Thursday, February 14, 2008

V-Day

You know... the cynical part of me has really disliked this holiday. It seemed contrived and utterly lonely, especially for those who are "unwanted, unloved and alone".

However, today I remembered what it felt like to be a little kid on Valentine's Day. All the little heart shaped cards we would exchange w/ our classmates and our family. The candy hearts and chocolate kisses. The excitement when we got a special heart from a "crush". It was the promise of a day where expressing love was encouraged & celebrated, not scoffed at or made fun of.

I remembered too that when I was young, this day was MY day with my dad. No other dates were allowed. It was OUR day. We'd would go out to dinner, just the two of us. I looked forward to it all year - especially since our relationship has often been combative and contentious.

It was the one day we could hang out, enjoy a meal, talk about whatever (politics, dogs, the weather, crossword puzzles, school, etc.). It was lovely & it was loving. Which is what Valentine's Day should be, and it's what a relationship between Father and Daughter should be.

How ironic then that today, this rainy and gloomy V-Day for 2008, I should be moving my father to a Board & Care facility. I can't take care of him anymore, not by myself. Nor do I want to. It's been stressful and overwhelming and I don't like the angry person I'm becoming. I don't like how I am acting toward my daughter either (this isn't her fault). It's hard enough as it is to take care of her all by myself, but for the past 11 months I've really had TWO children (three if you count the dumb Pomeranian*).

Dad needs more care and attention than I can give without help. My daughter deserves a calm, loving, attentive mother.

I know this is the most loving thing I can do for him. I know that my obligations as a daughter only go as far as me making sure he is okay, safe, warm and taken care... it is NOT however my obligation to personally provide those things.

Even so, it's hard to make the decision.

When we placed my mother into full time care, she wasn't lucid and couldn't "protest". Though it took some time for her to acclimate to her new surroundings, she never gave us a hard time about moving her.

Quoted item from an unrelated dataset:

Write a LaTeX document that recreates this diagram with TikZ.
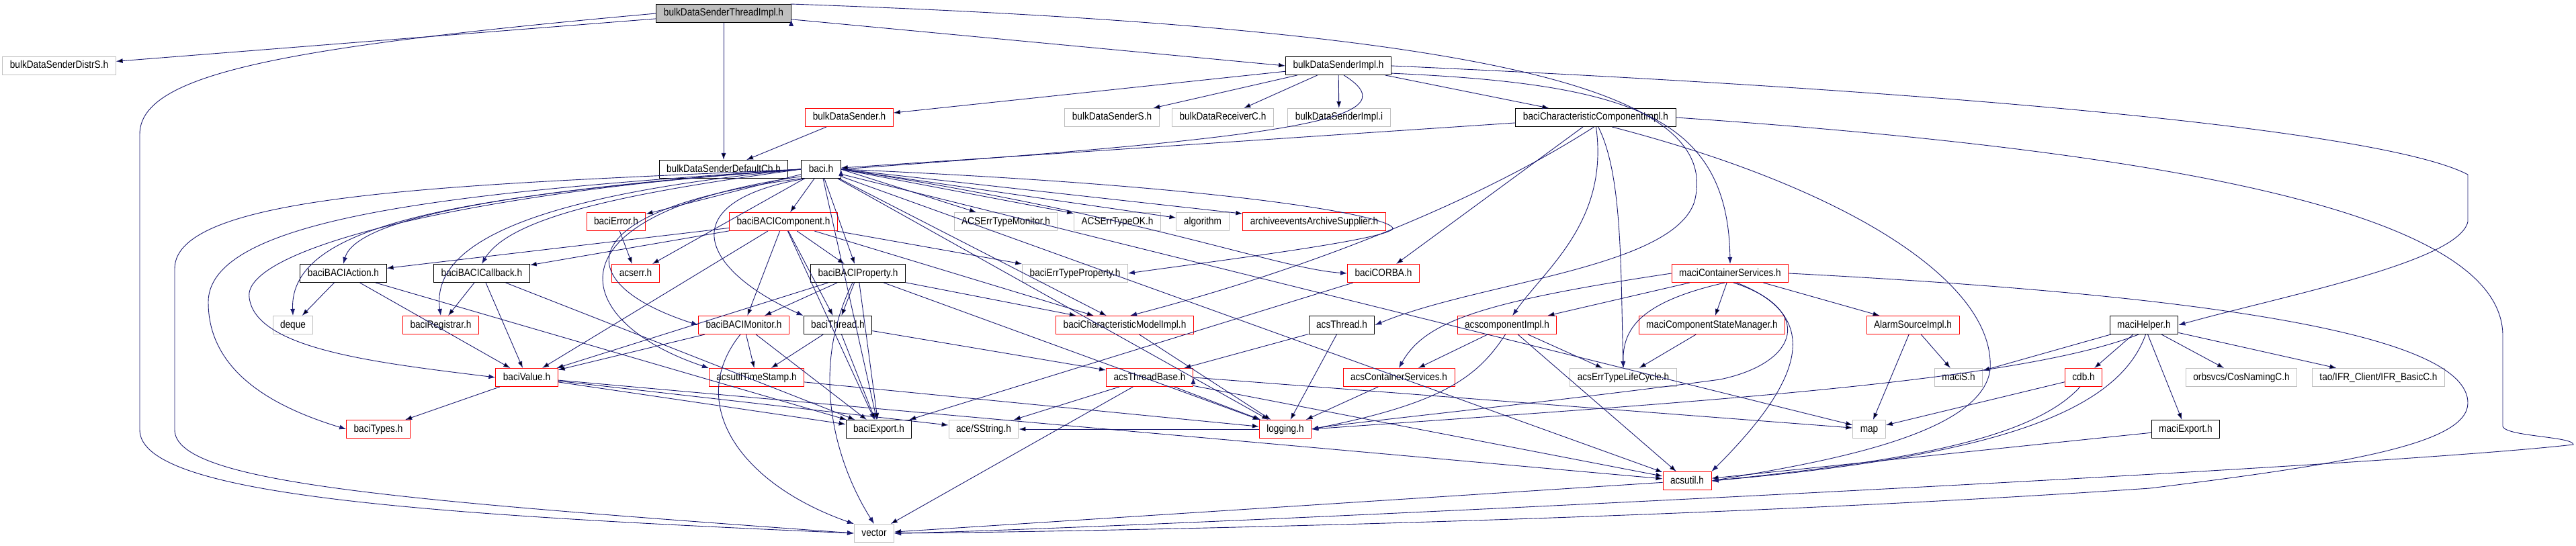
\documentclass[tikz,border=0pt]{standalone}
\usepackage{fontspec}
\setmainfont{Liberation Sans}[FakeStretch=0.88]
\usetikzlibrary{arrows.meta}
\definecolor{edgeblue}{HTML}{191970}
\definecolor{extgrey}{HTML}{BFBFBF}
\tikzset{
  file/.style={draw=black, fill=white, line width=1pt, minimum height=27pt,
    inner xsep=11pt, inner ysep=0pt, text height=11.5pt, text depth=3.5pt,
    font=\fontsize{15.5}{18}\selectfont},
  redfile/.style={file, draw=red},
  extfile/.style={file, draw=extgrey},
  topfile/.style={file, fill=extgrey},
  inc/.style={draw=edgeblue, line width=0.9pt, -{Latex[length=10pt,width=7pt]}}
}

\begin{document}
\begin{tikzpicture}[x=1pt,y=-1pt]
		\useasboundingbox (0,0) rectangle (3834,813);

		%% rows of files, top to bottom
		\node[topfile] at (1077,20)(T){bulkDataSenderThreadImpl.h};

		\node[extfile] at (88,98)(distrS){bulkDataSenderDistrS.h};
		\node[file] at (1992,98)(senderImpl){bulkDataSenderImpl.h};

		\node[redfile] at (1264,175)(sender){bulkDataSender.h};
		\node[extfile] at (1655,175)(senderS){bulkDataSenderS.h};
		\node[extfile] at (1820,175)(receiverC){bulkDataReceiverC.h};
		\node[extfile] at (1993,175)(implI){bulkDataSenderImpl.i};
		\node[file] at (2375,175)(cci){baciCharacteristicComponentImpl.h};

		\node[file] at (1077,252)(defaultCb){bulkDataSenderDefaultCb.h};
		\node[file] at (1222,252)(baci){baci.h};

		\node[redfile] at (917,330)(error){baciError.h};
		\node[redfile] at (1166,330)(component){baciBACIComponent.h};
		\node[extfile] at (1497,330)(errMonitor){ACSErrTypeMonitor.h};
		\node[extfile] at (1663,330)(errOK){ACSErrTypeOK.h};
		\node[extfile] at (1790,330)(algorithm){algorithm};
		\node[redfile] at (1956,330)(archive){archiveeventsArchiveSupplier.h};

		\node[file] at (511,407)(action){baciBACIAction.h};
		\node[file] at (717,407)(callback){baciBACICallback.h};
		\node[redfile] at (946,407)(acserr){acserr.h};
		\node[file] at (1277,407)(property){baciBACIProperty.h};
		\node[extfile] at (1600,407)(errProp){baciErrTypeProperty.h};
		\node[redfile] at (2059,407)(corba){baciCORBA.h};
		\node[redfile] at (2575,407)(mcs){maciContainerServices.h};

		\node[extfile] at (436,484)(deque){deque};
		\node[redfile] at (656,484)(registrar){baciRegistrar.h};
		\node[redfile] at (1107,484)(monitor){baciBACIMonitor.h};
		\node[file] at (1247,484)(thread){baciThread.h};
		\node[redfile] at (1674,484)(charModel){baciCharacteristicModelImpl.h};
		\node[file] at (1997,484)(acsThread){acsThread.h};
		\node[redfile] at (2243,484)(compImpl){acscomponentImpl.h};
		\node[redfile] at (2548,484)(stateMgr){maciComponentStateManager.h};
		\node[redfile] at (2847,484)(alarm){AlarmSourceImpl.h};
		\node[file] at (3191,484)(maciHelper){maciHelper.h};

		\node[redfile] at (784,562)(value){baciValue.h};
		\node[redfile] at (1126,562)(timeStamp){acsutilTimeStamp.h};
		\node[redfile] at (1711,562)(threadBase){acsThreadBase.h};
		\node[redfile] at (2082,562)(acsCS){acsContainerServices.h};
		\node[extfile] at (2416,562)(lifeCycle){acsErrTypeLifeCycle.h};
		\node[extfile] at (2915,562)(maciS){maciS.h};
		\node[redfile] at (3101,562)(cdb){cdb.h};
		\node[extfile] at (3336,562)(cosNaming){orbsvcs/CosNamingC.h};
		\node[extfile] at (3540,562)(ifr){tao/IFR\_Client/IFR\_BasicC.h};

		\node[redfile] at (563,639)(types){baciTypes.h};
		\node[file] at (1308,639)(export){baciExport.h};
		\node[extfile] at (1464,639)(sstring){ace/SString.h};
		\node[redfile] at (1913,639)(logging){logging.h};
		\node[extfile] at (2782,639)(map){map};
		\node[file] at (3253,639)(maciExport){maciExport.h};

		\node[redfile] at (2511,716)(acsutil){acsutil.h};

		\node[extfile] at (1301,794)(vector){vector};

		%% top file
		\path[inc] (T)edge(distrS)(T)edge(defaultCb)(T.-5)edge(senderImpl.west);
		\draw[inc] (T.west) .. controls (420,70) and (208,110) .. (208,200)
			-- (208,640) .. controls (208,735) and (600,765) .. (vector.west);
		\draw[inc] (T.8) .. controls (2300,45) and (2560,150) .. (2522,300)
			.. controls (2490,400) and (2200,420) .. (acsThread.east);

		%% sender implementation
		\path[inc] (senderImpl)edge(sender)(senderImpl)edge(senderS)
			(senderImpl)edge(receiverC)(senderImpl)edge(implI)(senderImpl)edge(cci)
			(sender)edge(defaultCb);
		\draw[inc] (senderImpl.-60) .. controls (2110,180) and (1900,205) .. (baci.east);
		\draw[inc] (senderImpl.east) .. controls (3000,140) and (3560,200) .. (3673,260)
			-- (3673,330) .. controls (3660,390) and (3400,440) .. (maciHelper.east);
		\draw[inc] (senderImpl.-8) .. controls (2420,125) and (2572,170) .. (mcs.north);

		%% characteristic component
		\path[inc] (cci)edge(baci)(cci)edge(corba);
		\draw[inc] (cci.-100) .. controls (2200,300) and (1950,400) .. (charModel.60);
		\draw[inc] (cci.-88) .. controls (2395,330) and (2300,400) .. (compImpl.60);
		\draw[inc] (cci.-75) .. controls (2415,260) and (2412,400) .. (lifeCycle.north);
		\draw[inc] (cci.-30) .. controls (2750,280) and (2970,420) .. (2962,550)
			.. controls (2950,650) and (2700,690) .. (acsutil.east);
		\draw[inc] (cci.east) .. controls (3300,230) and (3725,330) .. (3725,500)
			-- (3725,635) .. controls (3730,650) and (3830,650) .. (3830,662)
			.. controls (3500,700) and (1600,790) .. (vector.east);

		%% container services
		\path[inc] (mcs)edge(compImpl)(mcs)edge(stateMgr)(mcs)edge(alarm);
		\draw[inc] (mcs.west) .. controls (2200,450) and (2120,480) .. (acsCS.north);
		\draw[inc] (mcs.-120) .. controls (2440,450) and (2415,490) .. (lifeCycle.north);
		\draw[inc] (mcs.-70) .. controls (2700,460) and (2680,540) .. (2560,565)
			.. controls (2300,600) and (2000,630) .. (logging.east);
		\draw[inc] (mcs.-55) .. controls (2710,470) and (2690,560) .. (acsutil.north east);
		\draw[inc] (mcs.east) .. controls (3300,440) and (3673,500) .. (3673,600)
			.. controls (3673,660) and (3500,690) .. (3200,727)
			.. controls (2500,775) and (1600,792) .. (vector.east);

		\path[inc] (compImpl)edge(acsCS)(compImpl)edge(acsutil)(compImpl)edge(lifeCycle)
			(stateMgr)edge(lifeCycle)(acsCS)edge(logging)
			(acsThread)edge(threadBase)(acsThread)edge(logging)
			(alarm)edge(map)(alarm)edge(maciS);
		\draw[inc] (compImpl.-100) .. controls (2200,560) and (2150,600) .. (logging.east);

		%% maci helper
		\path[inc] (maciHelper)edge(maciS)(maciHelper)edge(cdb)(maciHelper)edge(cosNaming)
			(maciHelper)edge(ifr)(maciHelper)edge(maciExport)
			(cdb)edge(map)(maciExport)edge(acsutil);
		\draw[inc] (maciHelper.-120) .. controls (3000,570) and (2500,600) .. (logging.east);
		\draw[inc] (maciHelper.-80) .. controls (3150,620) and (2950,680) .. (acsutil.east);
		\draw[inc] (cdb.-110) .. controls (3020,660) and (2800,690) .. (acsutil.east);

		%% thread base
		\path[inc] (threadBase)edge(sstring)(threadBase)edge(logging)(threadBase)edge(vector)
			(threadBase)edge(acsutil)(threadBase.east)edge(map)
			(logging)edge(sstring)(acsutil)edge(vector);

		%% baci.h
		\path[inc] (baci)edge(error)(baci)edge(acserr)(baci)edge(component)(baci)edge(property)
			(baci.east)edge(errMonitor)(baci.east)edge(errOK)(baci.east)edge(algorithm)
			(baci.east)edge(archive)(baci)edge(export)(baci)edge(logging)(baci)edge(map)
			(baci)edge(acsutil)(baci)edge(charModel);
		\draw[inc] (baci.west) .. controls (700,275) and (260,285) .. (260,400)
			-- (260,640) .. controls (260,720) and (600,745) .. (vector.west);
		\draw[inc] (baci.west) .. controls (800,280) and (531,320) .. (action.north);
		\draw[inc] (baci.west) .. controls (700,285) and (310,320) .. (310,450)
			.. controls (310,560) and (420,610) .. (types.west);
		\draw[inc] (baci.west) .. controls (700,290) and (430,330) .. (deque.north);
		\draw[inc] (baci.west) .. controls (700,285) and (360,370) .. (371,443)
			.. controls (380,520) and (560,540) .. (value.west);
		\draw[inc] (baci.west) .. controls (800,290) and (640,360) .. (registrar.north);
		\draw[inc] (baci.west) .. controls (950,285) and (760,320) .. (callback.north);
		\draw[inc] (baci.-150) .. controls (1000,300) and (1040,400) .. (thread.north west);
		\draw[inc] (baci.-155) .. controls (850,310) and (840,420) .. (monitor.west);
		\draw[inc] (baci.-160) .. controls (800,320) and (850,480) .. (timeStamp.north west);
		\draw[inc] (baci.east) .. controls (1900,280) and (2100,330) .. (2070,343)
			.. controls (2040,360) and (1800,390) .. (errProp.east);
		\draw[inc] (baci.east) .. controls (1700,320) and (1900,400) .. (corba.west);

		\path[inc] (error)edge(acserr);

		%% baci components
		\path[inc] (component)edge(action)(component)edge(callback)(component)edge(property)
			(component)edge(thread)(component)edge(value)(component)edge(monitor)
			(component)edge(errProp)(component)edge(charModel)(component)edge(export);
		\path[inc] (property)edge(monitor)(property)edge(thread)(property)edge(value)
			(property)edge(export)(property)edge(charModel)(property)edge(logging);
		\draw[inc] (property.-120) .. controls (1200,560) and (1250,700) .. (vector.north);
		\path[inc] (action)edge(deque)(action)edge(value)(action)edge(export)
			(callback)edge(registrar)(callback)edge(value)(callback)edge(export)
			(monitor)edge(value)(monitor)edge(timeStamp)(monitor)edge(export)
			(thread)edge(timeStamp)(thread)edge(export)(thread)edge(threadBase)
			(value)edge(types)(value)edge(export)(value)edge(sstring)(value)edge(acsutil)
			(timeStamp)edge(logging)(corba)edge(export)(charModel)edge(logging);
		\draw[inc] (monitor.-110) .. controls (1020,600) and (1100,720) .. (vector.north west);
		\end{tikzpicture}
\end{document}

I know Dad will be okay no matter what. So will Dexy & I.

Really, this is only scary for me because I have defined myself as a "caretaker" for over a decade. My role as such is about to change forever. I actually have to consider the possibility that there are other, more important (and more LOVING) ways to define myself. I have to step outside of my "sphere of availability", my comfort zone, the proverbial box I've put myself in and try something completely different.

What I know about doing things different is that my life will get different. There may be some discomfort in that, but I've also learned that change is never a bad thing. Never.

For today, as scary as the impending change may seem, I'm also okay with it. There is no going backwards... only forward. Into the warm sun, a new path, a new experience, a new me.

Happy Valentines Day. To my dad of course. As well to my beautiful baby girl, my BF and to all my friends whom I love and cherish. No more will I think of this day as a contrived farce. It is what I make it. I choose to make it about LOVE. So, bring on the flowers, the cards, the chocolate, the sappy sentiments. It's all good. I welcome it and fully embrace the Girly-ness in me that loves to get a beautiful bouquet of tulips or wildflowers - or a card that simply says, "I love you."

The End.

*See Numero Uno for more about the Pomeranian (aka Evil Toto).